▸ TASK TO CARRY OUT
Reproduce the material below line by line, beginning with its first line and ending with the line that contains "n_bins = 30"; leave out pictures.

********************

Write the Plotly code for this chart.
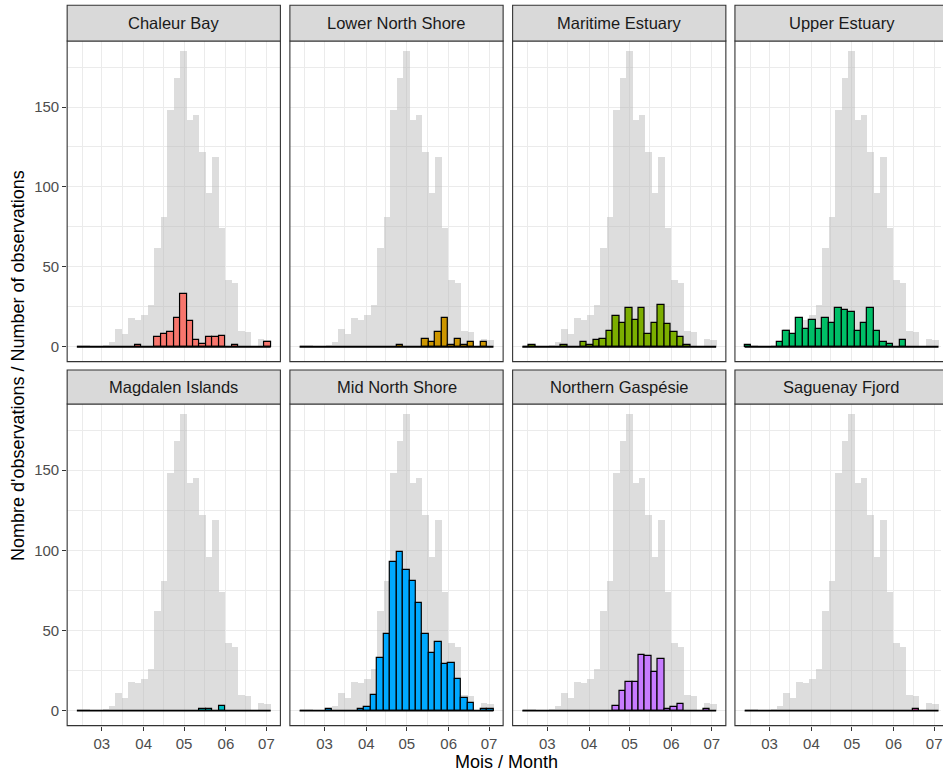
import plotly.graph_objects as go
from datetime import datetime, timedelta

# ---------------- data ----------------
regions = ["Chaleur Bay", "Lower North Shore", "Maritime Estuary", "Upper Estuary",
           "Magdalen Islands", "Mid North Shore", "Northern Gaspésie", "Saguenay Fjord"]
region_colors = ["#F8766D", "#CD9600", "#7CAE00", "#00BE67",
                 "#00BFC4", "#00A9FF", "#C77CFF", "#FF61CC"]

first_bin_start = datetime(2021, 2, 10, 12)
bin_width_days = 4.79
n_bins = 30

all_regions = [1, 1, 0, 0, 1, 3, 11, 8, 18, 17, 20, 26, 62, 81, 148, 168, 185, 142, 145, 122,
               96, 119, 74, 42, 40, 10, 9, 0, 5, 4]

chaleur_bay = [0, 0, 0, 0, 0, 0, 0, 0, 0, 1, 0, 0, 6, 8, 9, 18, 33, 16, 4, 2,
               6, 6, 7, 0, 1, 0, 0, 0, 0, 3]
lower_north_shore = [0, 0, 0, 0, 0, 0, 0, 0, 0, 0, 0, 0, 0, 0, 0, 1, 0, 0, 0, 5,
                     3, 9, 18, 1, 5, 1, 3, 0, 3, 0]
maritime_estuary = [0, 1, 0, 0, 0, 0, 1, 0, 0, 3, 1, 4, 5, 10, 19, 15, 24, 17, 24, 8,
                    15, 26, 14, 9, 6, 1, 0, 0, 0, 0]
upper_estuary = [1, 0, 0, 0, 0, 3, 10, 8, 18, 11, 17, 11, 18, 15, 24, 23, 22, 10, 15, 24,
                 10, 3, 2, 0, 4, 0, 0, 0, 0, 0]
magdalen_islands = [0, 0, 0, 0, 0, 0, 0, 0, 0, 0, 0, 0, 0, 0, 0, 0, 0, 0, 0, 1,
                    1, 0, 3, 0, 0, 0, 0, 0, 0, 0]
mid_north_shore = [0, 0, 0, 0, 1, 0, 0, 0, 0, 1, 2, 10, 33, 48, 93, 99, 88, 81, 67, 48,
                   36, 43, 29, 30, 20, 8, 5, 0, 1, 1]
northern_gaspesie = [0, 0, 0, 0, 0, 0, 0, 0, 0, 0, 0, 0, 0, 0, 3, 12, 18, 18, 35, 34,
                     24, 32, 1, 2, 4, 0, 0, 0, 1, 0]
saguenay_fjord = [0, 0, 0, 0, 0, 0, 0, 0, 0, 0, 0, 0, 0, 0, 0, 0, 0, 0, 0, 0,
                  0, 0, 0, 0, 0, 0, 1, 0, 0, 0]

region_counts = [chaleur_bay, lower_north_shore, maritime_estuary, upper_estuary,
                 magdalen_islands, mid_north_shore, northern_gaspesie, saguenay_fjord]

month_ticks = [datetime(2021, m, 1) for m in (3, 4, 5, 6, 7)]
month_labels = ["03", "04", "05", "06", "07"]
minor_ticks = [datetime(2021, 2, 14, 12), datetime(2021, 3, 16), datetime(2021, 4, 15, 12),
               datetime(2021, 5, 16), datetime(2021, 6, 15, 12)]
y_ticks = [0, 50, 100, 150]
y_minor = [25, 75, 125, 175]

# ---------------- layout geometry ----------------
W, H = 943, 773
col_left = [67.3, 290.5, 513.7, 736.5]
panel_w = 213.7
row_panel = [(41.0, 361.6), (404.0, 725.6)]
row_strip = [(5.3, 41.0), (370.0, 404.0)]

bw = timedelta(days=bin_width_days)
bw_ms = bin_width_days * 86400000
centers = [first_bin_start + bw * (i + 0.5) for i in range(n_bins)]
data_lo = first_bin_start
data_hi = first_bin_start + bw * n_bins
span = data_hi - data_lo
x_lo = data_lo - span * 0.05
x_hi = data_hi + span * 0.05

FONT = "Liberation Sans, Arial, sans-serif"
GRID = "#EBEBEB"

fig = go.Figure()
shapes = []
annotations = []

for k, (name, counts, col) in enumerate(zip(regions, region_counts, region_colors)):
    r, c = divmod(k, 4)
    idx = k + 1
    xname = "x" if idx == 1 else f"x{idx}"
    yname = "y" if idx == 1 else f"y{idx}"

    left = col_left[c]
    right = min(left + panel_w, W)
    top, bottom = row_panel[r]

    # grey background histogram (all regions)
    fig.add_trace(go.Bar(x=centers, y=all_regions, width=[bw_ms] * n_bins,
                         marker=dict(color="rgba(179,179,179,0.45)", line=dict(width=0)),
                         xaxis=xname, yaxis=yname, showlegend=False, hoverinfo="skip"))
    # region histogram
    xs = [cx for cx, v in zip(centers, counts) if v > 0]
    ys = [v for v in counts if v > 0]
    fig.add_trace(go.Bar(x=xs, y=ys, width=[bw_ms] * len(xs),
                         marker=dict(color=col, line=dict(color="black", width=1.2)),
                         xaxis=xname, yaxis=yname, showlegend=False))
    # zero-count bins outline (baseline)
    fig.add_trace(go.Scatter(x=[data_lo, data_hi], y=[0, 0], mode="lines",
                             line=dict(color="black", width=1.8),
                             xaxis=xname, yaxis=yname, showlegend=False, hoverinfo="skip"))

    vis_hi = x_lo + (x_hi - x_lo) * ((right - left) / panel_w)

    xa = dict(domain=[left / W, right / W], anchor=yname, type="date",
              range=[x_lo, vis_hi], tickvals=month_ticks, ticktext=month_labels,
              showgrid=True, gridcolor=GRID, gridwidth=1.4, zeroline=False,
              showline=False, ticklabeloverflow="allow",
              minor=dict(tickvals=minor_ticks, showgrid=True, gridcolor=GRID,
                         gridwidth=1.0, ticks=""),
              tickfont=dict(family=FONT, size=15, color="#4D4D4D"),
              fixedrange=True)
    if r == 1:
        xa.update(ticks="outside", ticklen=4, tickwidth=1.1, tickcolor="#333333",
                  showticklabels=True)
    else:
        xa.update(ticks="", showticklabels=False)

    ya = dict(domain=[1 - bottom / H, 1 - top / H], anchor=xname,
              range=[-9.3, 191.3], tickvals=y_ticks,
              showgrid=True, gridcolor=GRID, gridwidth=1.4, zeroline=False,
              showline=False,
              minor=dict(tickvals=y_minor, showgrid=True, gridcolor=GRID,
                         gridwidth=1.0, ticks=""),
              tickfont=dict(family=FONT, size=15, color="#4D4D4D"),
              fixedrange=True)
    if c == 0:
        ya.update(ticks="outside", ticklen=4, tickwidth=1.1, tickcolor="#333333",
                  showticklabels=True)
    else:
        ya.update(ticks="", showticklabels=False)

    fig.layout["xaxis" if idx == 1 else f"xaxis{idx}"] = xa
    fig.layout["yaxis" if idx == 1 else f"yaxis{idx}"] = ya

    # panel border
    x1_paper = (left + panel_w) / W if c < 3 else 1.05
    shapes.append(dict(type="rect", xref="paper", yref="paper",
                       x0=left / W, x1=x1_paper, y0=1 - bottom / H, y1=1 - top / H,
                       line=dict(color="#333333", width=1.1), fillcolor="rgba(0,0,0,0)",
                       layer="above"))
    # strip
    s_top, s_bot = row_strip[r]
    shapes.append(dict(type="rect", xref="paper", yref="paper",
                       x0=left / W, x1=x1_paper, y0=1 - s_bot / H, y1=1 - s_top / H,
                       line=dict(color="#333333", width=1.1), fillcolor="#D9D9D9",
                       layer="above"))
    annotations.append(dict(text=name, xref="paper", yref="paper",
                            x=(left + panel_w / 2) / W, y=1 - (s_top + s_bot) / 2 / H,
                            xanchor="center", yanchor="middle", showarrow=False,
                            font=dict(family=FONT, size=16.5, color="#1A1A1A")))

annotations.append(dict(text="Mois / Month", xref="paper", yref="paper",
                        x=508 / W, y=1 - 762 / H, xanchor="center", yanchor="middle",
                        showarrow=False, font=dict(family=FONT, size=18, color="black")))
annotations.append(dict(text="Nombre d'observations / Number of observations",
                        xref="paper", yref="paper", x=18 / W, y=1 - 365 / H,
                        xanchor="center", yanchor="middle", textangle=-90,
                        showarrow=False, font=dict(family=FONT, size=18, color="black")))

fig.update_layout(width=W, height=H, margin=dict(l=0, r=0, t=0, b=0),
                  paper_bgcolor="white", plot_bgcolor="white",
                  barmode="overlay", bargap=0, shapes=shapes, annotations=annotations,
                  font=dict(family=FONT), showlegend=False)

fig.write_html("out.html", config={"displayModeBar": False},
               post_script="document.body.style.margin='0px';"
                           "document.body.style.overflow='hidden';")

********************

▸ TASK RESULT
Write the Plotly code for this chart.
import plotly.graph_objects as go
from datetime import datetime, timedelta

# ---------------- data ----------------
regions = ["Chaleur Bay", "Lower North Shore", "Maritime Estuary", "Upper Estuary",
           "Magdalen Islands", "Mid North Shore", "Northern Gaspésie", "Saguenay Fjord"]
region_colors = ["#F8766D", "#CD9600", "#7CAE00", "#00BE67",
                 "#00BFC4", "#00A9FF", "#C77CFF", "#FF61CC"]

first_bin_start = datetime(2021, 2, 10, 12)
bin_width_days = 4.79
n_bins = 30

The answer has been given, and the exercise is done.